The attacks were the latest deadly violence gripping Mexico's war on drugs, as the country's various criminal cartels struggle over turf and the government uses police and soldiers in an attempt to crush them. In Chihuahua state, 11 people were slain in several separate murders in Ciudad Juarez, Mexico's deadliest city, across from the US city of El Paso, Texas between late Friday and Saturday, authorities said Saturday. And gunmen shot dead five men together in an additional group killing on a highway between Chihuahua city, the state capital, and Ciudad Juarez, police said. Separately, around 4:00 am (1000 GMT) a special unit of soldiers and police known as the Immediate Reaction Group stopped two suspicious vehicles in a suburb of the industrial city of Monterrey, the Secretariat of Defense said. The car occupants responded by pulling out weapons and opening fire. "Seven alleged aggressors lost their lives" in the shootout, the secretariat said in a statement, adding that the attackers "struck the side of a vehicle, resulting in a civilian death."

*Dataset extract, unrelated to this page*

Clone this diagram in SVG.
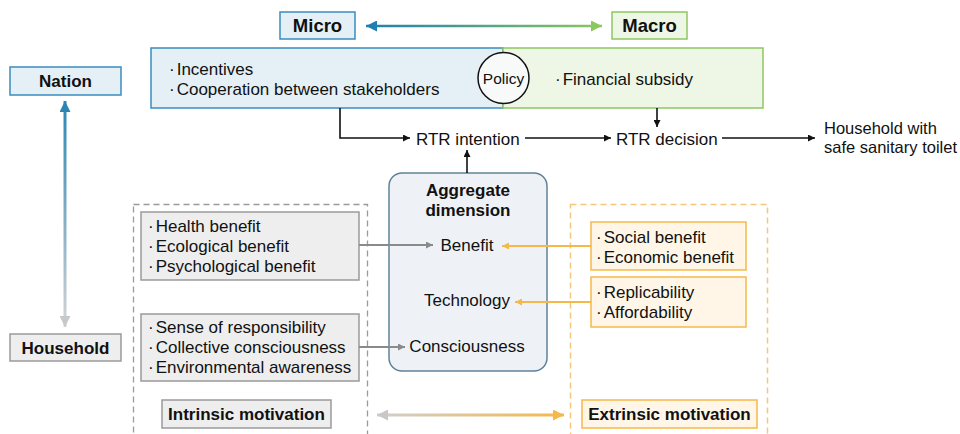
<svg xmlns="http://www.w3.org/2000/svg" width="960" height="434" viewBox="0 0 960 434">
  <defs>
    <style>
      text { font-family: "Liberation Sans", Arial, sans-serif; fill: #111; }
      .t { font-size: 17px; }
      .b { font-size: 17px; font-weight: bold; }
      .mid { text-anchor: middle; }
      .blueBox { fill: #e4f0f6; stroke: #3a8dbd; stroke-width: 1.5; }
      .greenBox { fill: #eef6e6; stroke: #8cc760; stroke-width: 1.5; }
      .grayBox { fill: #eeeeee; stroke: #9a9a9a; stroke-width: 1.5; }
      .orangeBox { fill: #fff6e8; stroke: #f5b94a; stroke-width: 1.5; }
      .blk { stroke: #111; stroke-width: 1.6; fill: none; }
      .gry { stroke: #8a8a8a; stroke-width: 1.8; fill: none; }
      .org { stroke: #f5b94a; stroke-width: 1.8; fill: none; }
    </style>
    <marker id="mBlack" viewBox="0 0 10 10" refX="10" refY="5" markerUnits="userSpaceOnUse" markerWidth="8" markerHeight="7" orient="auto">
      <path d="M0,0 L10,5 L0,10 z" fill="#111"/>
    </marker>
    <marker id="mGray" viewBox="0 0 10 10" refX="10" refY="5" markerUnits="userSpaceOnUse" markerWidth="8" markerHeight="7" orient="auto">
      <path d="M0,0 L10,5 L0,10 z" fill="#8a8a8a"/>
    </marker>
    <marker id="mOrange" viewBox="0 0 10 10" refX="10" refY="5" markerUnits="userSpaceOnUse" markerWidth="8" markerHeight="7" orient="auto">
      <path d="M0,0 L10,5 L0,10 z" fill="#f5b94a"/>
    </marker>
    <marker id="mBlueStart" viewBox="0 0 10 10" refX="10" refY="5" markerUnits="userSpaceOnUse" markerWidth="11" markerHeight="11" orient="auto-start-reverse">
      <path d="M0,0 L10,5 L0,10 z" fill="#1f7fb0"/>
    </marker>
    <marker id="mGreenEnd" viewBox="0 0 10 10" refX="10" refY="5" markerUnits="userSpaceOnUse" markerWidth="11" markerHeight="11" orient="auto">
      <path d="M0,0 L10,5 L0,10 z" fill="#8cc760"/>
    </marker>
    <marker id="mBlueUp" viewBox="0 0 10 10" refX="10" refY="5" markerUnits="userSpaceOnUse" markerWidth="11" markerHeight="11" orient="auto-start-reverse">
      <path d="M0,0 L10,5 L0,10 z" fill="#2a85b5"/>
    </marker>
    <marker id="mLightGray" viewBox="0 0 10 10" refX="10" refY="5" markerUnits="userSpaceOnUse" markerWidth="11" markerHeight="11" orient="auto-start-reverse">
      <path d="M0,0 L10,5 L0,10 z" fill="#c8c8c8"/>
    </marker>
    <marker id="mOrangeBig" viewBox="0 0 10 10" refX="10" refY="5" markerUnits="userSpaceOnUse" markerWidth="11" markerHeight="11" orient="auto">
      <path d="M0,0 L10,5 L0,10 z" fill="#f5b94a"/>
    </marker>
    <linearGradient id="gMicroMacro" gradientUnits="userSpaceOnUse" x1="365" y1="0" x2="602" y2="0">
      <stop offset="0" stop-color="#1f7fb0"/>
      <stop offset="1" stop-color="#8cc760"/>
    </linearGradient>
    <linearGradient id="gNation" gradientUnits="userSpaceOnUse" x1="0" y1="100" x2="0" y2="327">
      <stop offset="0" stop-color="#2a85b5"/>
      <stop offset="1" stop-color="#d4d4d4"/>
    </linearGradient>
    <linearGradient id="gMotive" gradientUnits="userSpaceOnUse" x1="376" y1="0" x2="564" y2="0">
      <stop offset="0" stop-color="#cfcfcf"/>
      <stop offset="1" stop-color="#f5b94a"/>
    </linearGradient>
  </defs>

  <!-- dashed motivation frames -->
  <rect x="133.5" y="204.5" width="234" height="240" fill="none" stroke="#9a9a9a" stroke-width="1.3" stroke-dasharray="6 4"/>
  <rect x="570.5" y="204.5" width="197" height="240" fill="none" stroke="#f5c878" stroke-width="1.5" stroke-dasharray="6 4"/>

  <!-- scale nodes -->
  <g id="micro">
    <rect class="blueBox" x="280" y="12" width="75" height="27"/>
    <text class="b mid" x="317.5" y="32" style="font-size:18.5px">Micro</text>
  </g>
  <g id="macro">
    <rect class="greenBox" x="612" y="12" width="75" height="27"/>
    <text class="b mid" x="649.5" y="32" style="font-size:18.5px">Macro</text>
  </g>
  <g id="nation">
    <rect class="blueBox" x="10" y="67" width="111" height="28"/>
    <text class="b mid" x="65.5" y="87">Nation</text>
  </g>
  <g id="household">
    <rect class="grayBox" x="10" y="334" width="111" height="27"/>
    <text class="b mid" x="65.5" y="353.5">Household</text>
  </g>

  <!-- policy box -->
  <g id="policy-micro">
    <rect class="blueBox" x="151" y="48" width="352" height="60"/>
    <text class="t" x="169" y="75">·<tspan dx="2">Incentives</tspan></text>
    <text class="t" x="169" y="95">·<tspan dx="2">Cooperation between stakeholders</tspan></text>
  </g>
  <g id="policy-macro">
    <rect class="greenBox" x="503" y="48" width="260" height="60"/>
    <text class="t" x="555" y="85">·<tspan dx="2">Financial subsidy</tspan></text>
  </g>
  <g id="policy">
    <circle cx="503.5" cy="78" r="25.5" fill="#f8fafa" stroke="#111" stroke-width="1.5"/>
    <text class="t mid" x="503.5" y="83.5" style="font-size:15.5px">Policy</text>
  </g>

  <!-- decision chain -->
  <g id="rtr-intention">
    <text class="t" x="416" y="144.5">RTR intention</text>
  </g>
  <g id="rtr-decision">
    <text class="t" x="616" y="144.5">RTR decision</text>
  </g>
  <g id="outcome">
    <text class="t" x="824" y="134" style="font-size:16.5px">Household with</text>
    <text class="t" x="824" y="153" style="font-size:16.5px">safe sanitary toilet</text>
  </g>

  <!-- aggregate dimension -->
  <g id="aggregate">
    <rect x="389" y="173" width="158" height="198" rx="13" fill="#eef2f6" stroke="#5f8299" stroke-width="1.5"/>
    <text class="b mid" x="468" y="196">Aggregate</text>
    <text class="b mid" x="468" y="216">dimension</text>
    <text class="t mid" x="467" y="251">Benefit</text>
    <text class="t mid" x="467" y="306">Technology</text>
    <text class="t mid" x="467" y="352">Consciousness</text>
  </g>

  <!-- intrinsic factors -->
  <g id="intrinsic-benefit">
    <rect class="grayBox" x="141" y="212" width="218" height="68"/>
    <text class="t" x="148" y="232">·<tspan dx="2">Health benefit</tspan></text>
    <text class="t" x="148" y="252">·<tspan dx="2">Ecological benefit</tspan></text>
    <text class="t" x="148" y="272">·<tspan dx="2">Psychological benefit</tspan></text>
  </g>
  <g id="intrinsic-consciousness">
    <rect class="grayBox" x="141" y="314" width="218" height="67"/>
    <text class="t" x="148" y="333">·<tspan dx="2">Sense of responsibility</tspan></text>
    <text class="t" x="148" y="353">·<tspan dx="2">Collective consciousness</tspan></text>
    <text class="t" x="148" y="373">·<tspan dx="2">Environmental awareness</tspan></text>
  </g>
  <g id="intrinsic-motivation">
    <rect class="grayBox" x="162" y="400" width="169" height="28"/>
    <text class="b mid" x="246.5" y="420">Intrinsic motivation</text>
  </g>

  <!-- extrinsic factors -->
  <g id="extrinsic-benefit">
    <rect class="orangeBox" x="591" y="222" width="155" height="48"/>
    <text class="t" x="596" y="243">·<tspan dx="2">Social benefit</tspan></text>
    <text class="t" x="596" y="263">·<tspan dx="2">Economic benefit</tspan></text>
  </g>
  <g id="extrinsic-technology">
    <rect class="orangeBox" x="591" y="277" width="155" height="50"/>
    <text class="t" x="596" y="298">·<tspan dx="2">Replicability</tspan></text>
    <text class="t" x="596" y="318">·<tspan dx="2">Affordability</tspan></text>
  </g>
  <g id="extrinsic-motivation">
    <rect class="orangeBox" x="582" y="400" width="175" height="28"/>
    <text class="b mid" x="669.5" y="420">Extrinsic motivation</text>
  </g>

  <!-- connectors -->
  <g id="connectors">
    <line x1="366" y1="26" x2="602" y2="26" stroke="url(#gMicroMacro)" stroke-width="2.6" marker-start="url(#mBlueStart)" marker-end="url(#mGreenEnd)"/>
    <line x1="65" y1="101" x2="65" y2="327" stroke="url(#gNation)" stroke-width="3" marker-start="url(#mBlueUp)" marker-end="url(#mLightGray)"/>
    <line x1="377" y1="415" x2="564" y2="415" stroke="url(#gMotive)" stroke-width="3" marker-start="url(#mLightGray)" marker-end="url(#mOrangeBig)"/>

    <path class="blk" d="M340,108 V138 H410" marker-end="url(#mBlack)"/>
    <line class="blk" x1="525" y1="138" x2="611" y2="138" marker-end="url(#mBlack)"/>
    <line class="blk" x1="722" y1="138" x2="815" y2="138" marker-end="url(#mBlack)"/>
    <line class="blk" x1="657" y1="108" x2="657" y2="127" marker-end="url(#mBlack)"/>
    <line class="blk" x1="467" y1="173" x2="467" y2="150" marker-end="url(#mBlack)"/>

    <line class="gry" x1="359" y1="245" x2="433" y2="245" marker-end="url(#mGray)"/>
    <line class="gry" x1="359" y1="347" x2="405" y2="347" marker-end="url(#mGray)"/>

    <line class="org" x1="591" y1="246" x2="502" y2="246" marker-end="url(#mOrange)"/>
    <line class="org" x1="591" y1="302" x2="515" y2="302" marker-end="url(#mOrange)"/>
  </g>
</svg>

Monterrey, a prosperous city and home to the local operations of several multinational corporations, is at the intersection of several highways -- often used as drug smuggling routes -- heading north into the United States. Two rival drug organizations, the Gulf cartel and their former allies, the Zetas, are battling for control of the area. Meanwhile, at around the same time an unknown assailant threw a fragmentation grenade at the porch of a crowded bar in the western city of Guadalajara, police told reporters. Gunmen opened fire at the bar, which was packed with customers, then fled in several cars. Three women and three men were killed in the attack and more than 20 were wounded, police said. Drug gangs have escalated a violent turf war in the past weeks in Guadalajara, Mexico's second most populous city with 4.4 million residents.

This is the second grenade attack on a Guadalajara bar in less than a month: on January 16 an argument between gunmen and musicians ended in a blast that killed two people. More than 34,600 people have died in drug trafficking related violence since December 2006, when the government of President Felipe Calderon deployed soldiers and federal police in a widespread crackdown on the illegal cartels. As authorities stepped up their anti-drug operations, they discovered a secret tunnel used to smuggle drugs into the United States. The tunnel, located in the border town of Nogales, in Sonora state, was built as an addition to the local water drainage system, according to Mexican federal police. More than 300 kilograms (660 pounds) of marijuana and a handgun were discovered inside, the police said.